There are few conductors alive today who can match
the credentials of Sir Colin Davis when it comes to Mozart. Not just
in the operas but in the concert works too, he reveals himself a master
of his art. Tempi and balances are beautifully judged, while the Philips
recorded sound is consistently fine, whether of 1981 or 1988 vintage.
The remasterings make it better than ever, in fact.
Each symphony is given a pleasing performance, that
any discerning listener will be able to live with. In the earliest of
them, the Haffner, there might perhaps be a little more joie de vivre
in the lively outer movements, particularly the finale. However, the
more substantial and powerful Prague Symphony adds an extra dimension
of strength and power in Davis's hands. With a fine 'modern' orchestra
at his disposal, the conductor wrings the maximum of emotion from the
intense slow introduction and from the central Andante, with the result
that the Allegro outer movements gain still further in power. This is
a very satisfying performance indeed.
Symphonies 39, 40 and 41 were, it seems, composed within
the month of June 1788. Perhaps that is why each of them is so different
from its fellows, as if Mozart was desperate to avoid repeating himself.
No. 39 is not lacking in drama, though one wonders if the more rhythmic
aspects of the outer movements might have gained a higher priority.

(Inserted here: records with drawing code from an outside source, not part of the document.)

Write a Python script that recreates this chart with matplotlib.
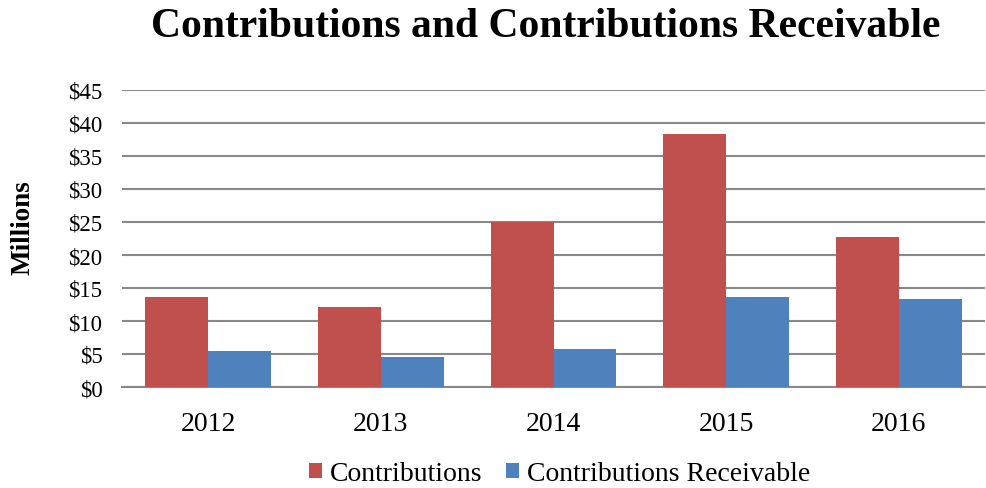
import matplotlib
matplotlib.use("Agg")
import matplotlib.pyplot as plt
import numpy as np

years = ["2012", "2013", "2014", "2015", "2016"]
contributions = [13.6, 12.1, 25.0, 38.3, 22.8]
receivable = [5.5, 4.6, 5.8, 13.7, 13.4]
yticks = [0, 5, 10, 15, 20, 25, 30, 35, 40, 45]
ytick_labels = ["$0", "$5", "$10", "$15", "$20", "$25", "$30", "$35", "$40", "$45"]

plt.rcParams['font.family'] = ['Liberation Serif', 'DejaVu Serif']

fig = plt.figure(figsize=(9.86, 4.89), dpi=100)
ax = fig.add_axes([122/986, 1-388/489, 863/986, 297/489])

x = np.arange(len(years))
w = 0.365
ax.bar(x - w/2, contributions, width=w, color="#C0504D", label="Contributions", zorder=3)
ax.bar(x + w/2, receivable, width=w, color="#4F81BD", label="Contributions Receivable", zorder=3)

ax.set_xlim(-0.5, len(years) - 0.5)
ax.set_ylim(0, 45)
ax.set_yticks(yticks)
ax.set_yticklabels(ytick_labels, fontsize=16.5)
ax.set_xticks(x)
ax.set_xticklabels(years, fontsize=20)
ax.tick_params(axis='both', length=0)
ax.tick_params(axis='y', pad=14)
ax.tick_params(axis='x', pad=17)
ax.yaxis.grid(True, color="#898989", linewidth=1.5, zorder=0)
for s in ["top", "right", "left"]:
    ax.spines[s].set_visible(False)
ax.spines["bottom"].set_color("#898989")
ax.spines["bottom"].set_linewidth(1.5)

fig.text(23/986, 1-228/489, "Millions", rotation=90, ha="center", va="center",
         fontsize=19.5, fontweight="bold")
fig.text(546/986, 1-27/489, "Contributions and Contributions Receivable",
         ha="center", va="center", fontsize=30, fontweight="bold")

fig.legend(loc="center", bbox_to_anchor=(560/986, 1-475/489), ncol=2, frameon=False,
           fontsize=20, handlelength=0.45, handleheight=0.45, handletextpad=0.3,
           columnspacing=0.85)

fig.savefig("out.png", dpi=100)
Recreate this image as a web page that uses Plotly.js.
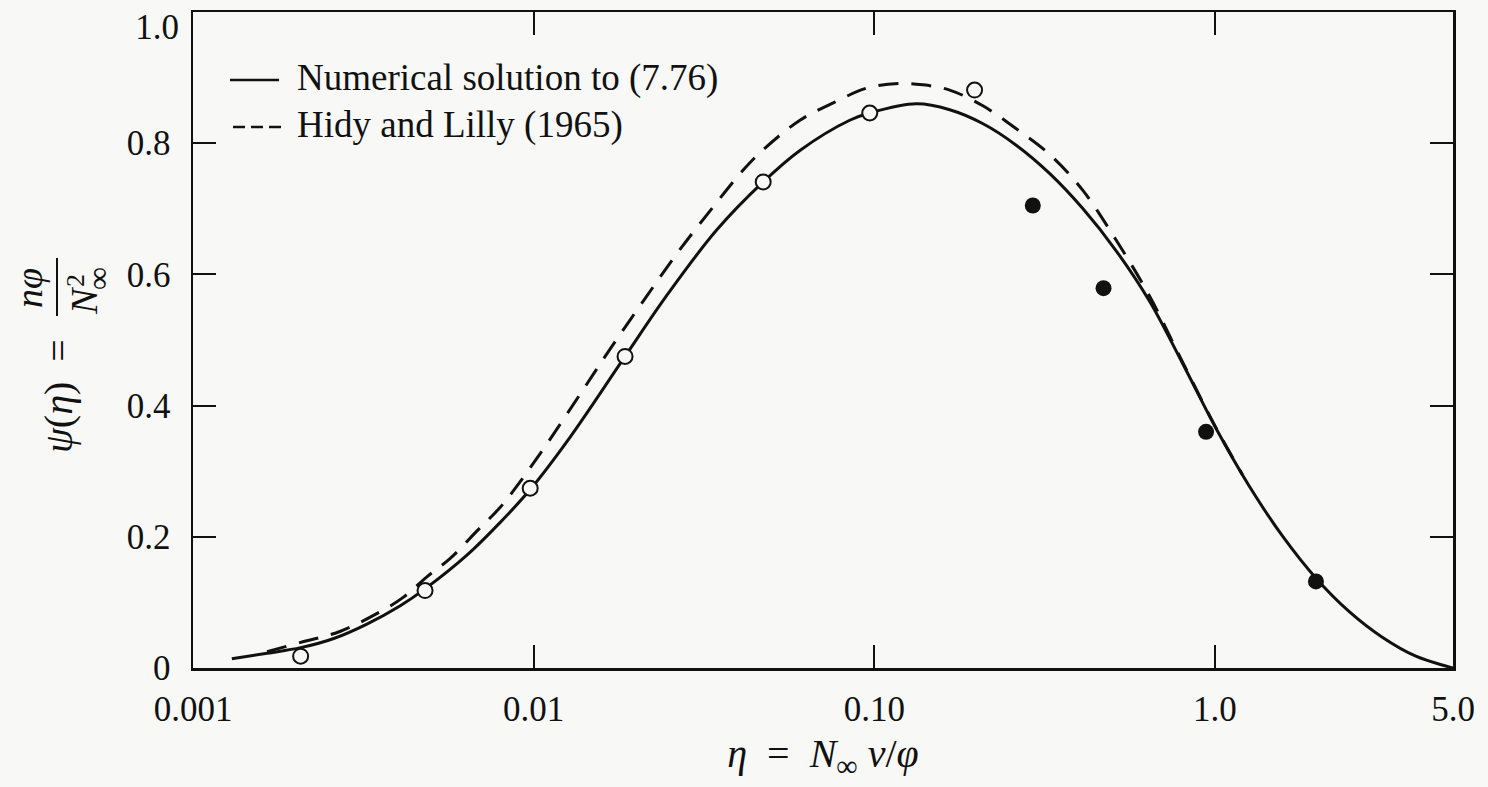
<!DOCTYPE html>
<html>
<head>
<meta charset="utf-8">
<script src="https://cdn.plot.ly/plotly-3.0.1.min.js"></script>
<style>html,body{margin:0;padding:0;background:#f8f8f6;}</style>
</head>
<body>
<div id="chart" style="width:1488px;height:787px;"></div>
<script>
// ---- data ----
const seriesNames = ['Numerical solution to (7.76)', 'Hidy and Lilly (1965)'];

const solidX = [0.0013, 0.00165, 0.00207, 0.00259, 0.00324, 0.00406, 0.00481, 0.00637, 0.00798, 0.00977,
  0.0128, 0.01855, 0.0246, 0.0345, 0.0472, 0.0605, 0.0847, 0.097, 0.133, 0.1665,
  0.208, 0.261, 0.327, 0.41, 0.513, 0.643, 0.806, 1.008, 1.262, 1.58,
  1.98, 2.48, 3.1, 3.89, 4.76, 5.0];
const solidY = [0.014, 0.0225, 0.031, 0.045, 0.067, 0.095, 0.121, 0.172, 0.222, 0.272,
  0.352, 0.475, 0.568, 0.668, 0.741, 0.789, 0.835, 0.846, 0.860, 0.851,
  0.830, 0.797, 0.754, 0.700, 0.636, 0.559, 0.463, 0.365, 0.277, 0.201,
  0.137, 0.086, 0.047, 0.018, 0.003, 0.0];

const dashX = [0.00165, 0.00207, 0.00271, 0.00355, 0.00415, 0.00486, 0.00569, 0.00682, 0.00798, 0.00913,
  0.01118, 0.0140, 0.01676, 0.02148, 0.0269, 0.03367, 0.04123, 0.0472, 0.0605, 0.0755,
  0.0951, 0.1188, 0.1388, 0.1665, 0.2084, 0.2612, 0.3271, 0.4096, 0.5133, 0.6427,
  0.806, 1.008, 1.204];
const dashY = [0.025, 0.039, 0.056, 0.086, 0.108, 0.139, 0.167, 0.209, 0.245, 0.284,
  0.349, 0.425, 0.486, 0.567, 0.638, 0.703, 0.759, 0.790, 0.835, 0.861,
  0.884, 0.891, 0.889, 0.881, 0.857, 0.822, 0.783, 0.728, 0.652, 0.567,
  0.465, 0.366, 0.295];

const openX = [0.00207, 0.0048, 0.00977, 0.01855, 0.0472, 0.097, 0.197];
const openY = [0.018, 0.118, 0.274, 0.475, 0.741, 0.846, 0.881];

const filledX = [0.292, 0.471, 0.942, 1.98];
const filledY = [0.705, 0.579, 0.360, 0.132];

const xTickVals = [0.001, 0.01, 0.1, 1.0, 5.0];
const xTickText = ['0.001', '0.01', '0.10', '1.0', '5.0'];
const yTickVals = [0, 0.2, 0.4, 0.6, 0.8];
const yTickText = ['0', '0.2', '0.4', '0.6', '0.8'];
const yTopTickVals = [1.0];
const yTopTickText = ['1.0'];

// ---- layout geometry ----
const FONT = 'Liberation Serif, Times New Roman, serif';
const INK = '#111111';
const BG = '#f8f8f6';
const L = 193, R = 1453, T = 12, B = 668, WIDTH = 1488, HEIGHT = 787;
const PW = R - L, PH = B - T;
const px = p => (p - L) / PW;
const py = q => (B - q) / PH;

const traces = [
  {x: solidX, y: solidY, name: seriesNames[0], type: 'scatter', mode: 'lines',
   line: {color: INK, width: 3, shape: 'spline', smoothing: 1}, hoverinfo: 'x+y'},
  {x: dashX, y: dashY, name: seriesNames[1], type: 'scatter', mode: 'lines',
   line: {color: INK, width: 3, dash: '20px,13px', shape: 'spline', smoothing: 1}, hoverinfo: 'x+y'},
  {x: openX, y: openY, name: 'open points', type: 'scatter', mode: 'markers',
   marker: {symbol: 'circle', size: 15, color: BG, line: {color: INK, width: 2}}},
  {x: filledX, y: filledY, name: 'filled points', type: 'scatter', mode: 'markers',
   marker: {symbol: 'circle', size: 16, color: INK, line: {color: INK, width: 0}}},
  // carrier for the secondary y axis holding the top tick label
  {x: [], y: [], yaxis: 'y2', type: 'scatter', mode: 'markers', showlegend: false, hoverinfo: 'skip'}
];

const axisCommon = {
  ticks: 'inside', ticklen: 23, tickwidth: 2, tickcolor: INK,
  showline: true, linewidth: 2.5, linecolor: INK, mirror: 'ticks',
  showgrid: false, zeroline: false, ticklabeloverflow: 'allow',
  tickfont: {family: FONT, size: 35, color: INK}
};

const layout = {
  width: WIDTH, height: HEIGHT,
  margin: {l: L, r: WIDTH - R, t: T, b: HEIGHT - B},
  paper_bgcolor: BG, plot_bgcolor: BG,
  showlegend: false,
  xaxis: Object.assign({}, axisCommon, {
    type: 'log', range: [-3, Math.log10(5)],
    tickmode: 'array', tickvals: xTickVals, ticktext: xTickText,
    ticklabelstandoff: 8,
    title: {text: '<i>η</i>  =  <i>N</i><sub><span style="font-size:30px">∞</span></sub> <i>ν</i>/<i>φ</i>',
            font: {family: FONT, size: 40, color: INK}, standoff: 12}
  }),
  yaxis: Object.assign({}, axisCommon, {
    range: [0, 1],
    tickmode: 'array', tickvals: yTickVals, ticktext: yTickText,
    ticklabelstandoff: 13
  }),
  yaxis2: {
    overlaying: 'y', anchor: 'x', side: 'left', range: [0, 1],
    showline: false, ticks: '', showgrid: false, zeroline: false,
    tickmode: 'array', tickvals: yTopTickVals, ticktext: yTopTickText,
    ticklabelshift: 15, ticklabelstandoff: 13, ticklabeloverflow: 'allow',
    tickfont: {family: FONT, size: 35, color: INK}
  },
  shapes: [
    {type: 'line', xref: 'paper', yref: 'paper', x0: px(230), x1: px(279), y0: py(80), y1: py(80),
     line: {color: INK, width: 2.5}},
    {type: 'line', xref: 'paper', yref: 'paper', x0: px(233), x1: px(281), y0: py(127), y1: py(127),
     line: {color: INK, width: 2.5, dash: '12px,6px'}},
    {type: 'line', xref: 'paper', yref: 'paper', x0: px(57), x1: px(57), y0: py(258), y1: py(316),
     line: {color: INK, width: 2}}
  ],
  annotations: [
    {xref: 'paper', yref: 'paper', x: px(295), y: py(78), xanchor: 'left', yanchor: 'middle',
     text: seriesNames[0], showarrow: false, font: {family: FONT, size: 37, color: INK}},
    {xref: 'paper', yref: 'paper', x: px(295), y: py(125), xanchor: 'left', yanchor: 'middle',
     text: seriesNames[1], showarrow: false, font: {family: FONT, size: 37, color: INK}},
    // y title: psi(eta) = n phi / N^2_inf
    {xref: 'paper', yref: 'paper', x: px(58), y: py(396), xanchor: 'center', yanchor: 'middle',
     text: '<i>ψ</i>(<i>η</i>)  =', textangle: -90, showarrow: false,
     font: {family: FONT, size: 40, color: INK}},
    {xref: 'paper', yref: 'paper', x: px(29), y: py(288), xanchor: 'center', yanchor: 'middle',
     text: '<i>nφ</i>', textangle: -90, showarrow: false,
     font: {family: FONT, size: 38, color: INK}},
    {xref: 'paper', yref: 'paper', x: px(84), y: py(301), xanchor: 'center', yanchor: 'middle',
     text: '<i>N</i>', textangle: -90, showarrow: false,
     font: {family: FONT, size: 38, color: INK}},
    {xref: 'paper', yref: 'paper', x: px(75), y: py(281), xanchor: 'center', yanchor: 'middle',
     text: '2', textangle: -90, showarrow: false,
     font: {family: FONT, size: 26, color: INK}},
    {xref: 'paper', yref: 'paper', x: px(98), y: py(279), xanchor: 'center', yanchor: 'middle',
     text: '∞', textangle: -90, showarrow: false,
     font: {family: FONT, size: 32, color: INK}}
  ]
};

Plotly.newPlot('chart', traces, layout, {displayModeBar: false, staticPlot: true});
</script>
</body>
</html>
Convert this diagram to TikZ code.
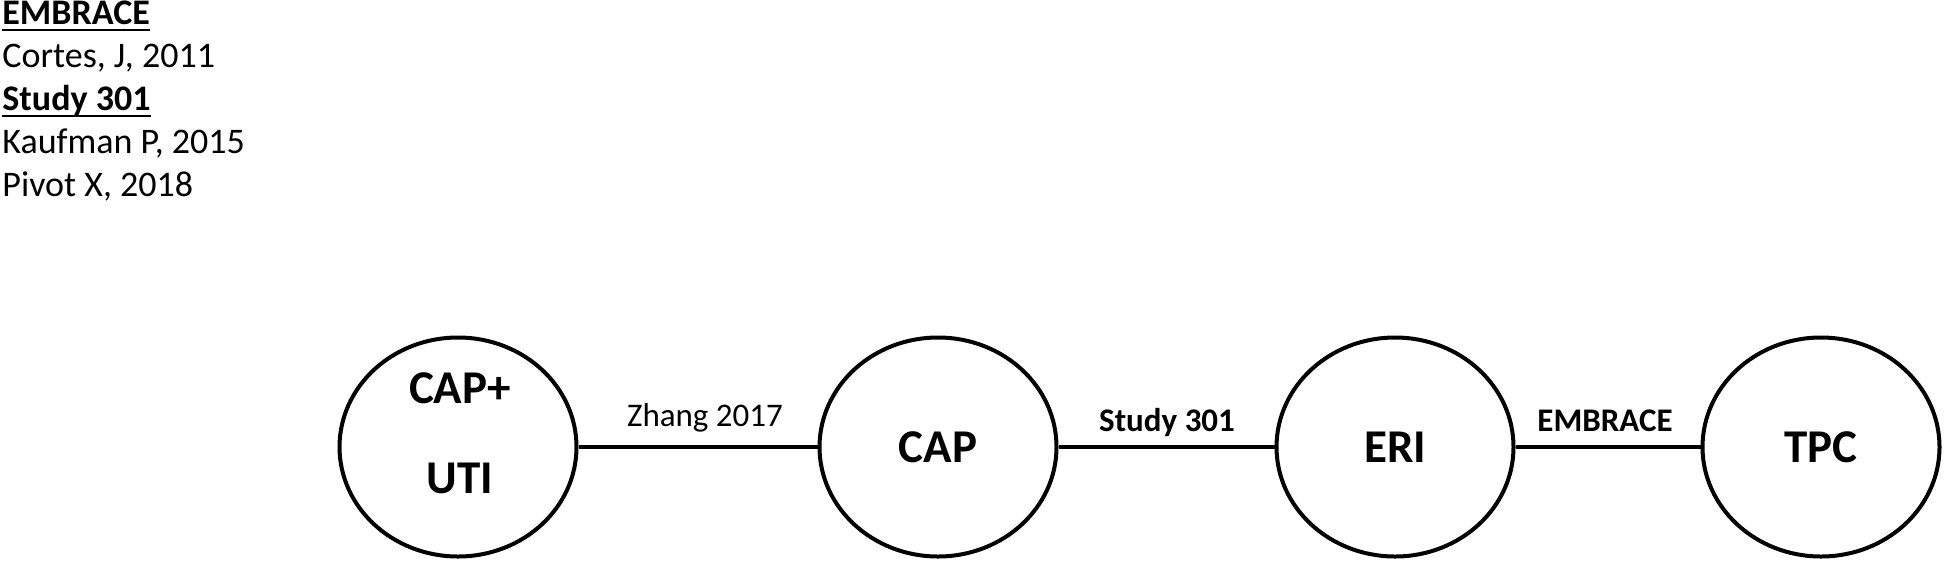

The orchestral playing is second to none, and in this symphony the horns
and clarinets gain special accolades.
Symphony No. 40 gains from the well chosen tempi which
Davis adopts, the music at once lively and clear headed. There is also
a satisfying intensity of tone in the climactic moments, not least in
the wonderful slow movement. In the more lively outer movements, Davis
succeeds in conveying the emotional intensity that lies at the heart
of the music.
Davis is on record as particularly admiring the finale
of the great Jupiter Symphony: No. 41 in C major. And it is right to
lay special emphasis in this direction. For this is a 'finale symphony',
in which the weight of the musical construction is found in the later
stages. The music has many stylistic flavours and concerns, but those
of opera buffa and post-baroque counterpoint weigh most heavily. Therefore
the lyrical aspects of the score need to be telling too, as indeed they
are here. The slow movement is poetic and eloquent, the minuet graceful
However, above all it must be the finale on which any
performance of Mozart's final symphony is judged. And Davis triumphs,
judging with enormous skill the balances between momentum and lyricism,
between excitement and intellectual development. The miracle of the
final pages of the score, delivered here with clarity as well as driving
intensity, confirm this as a significant achievement.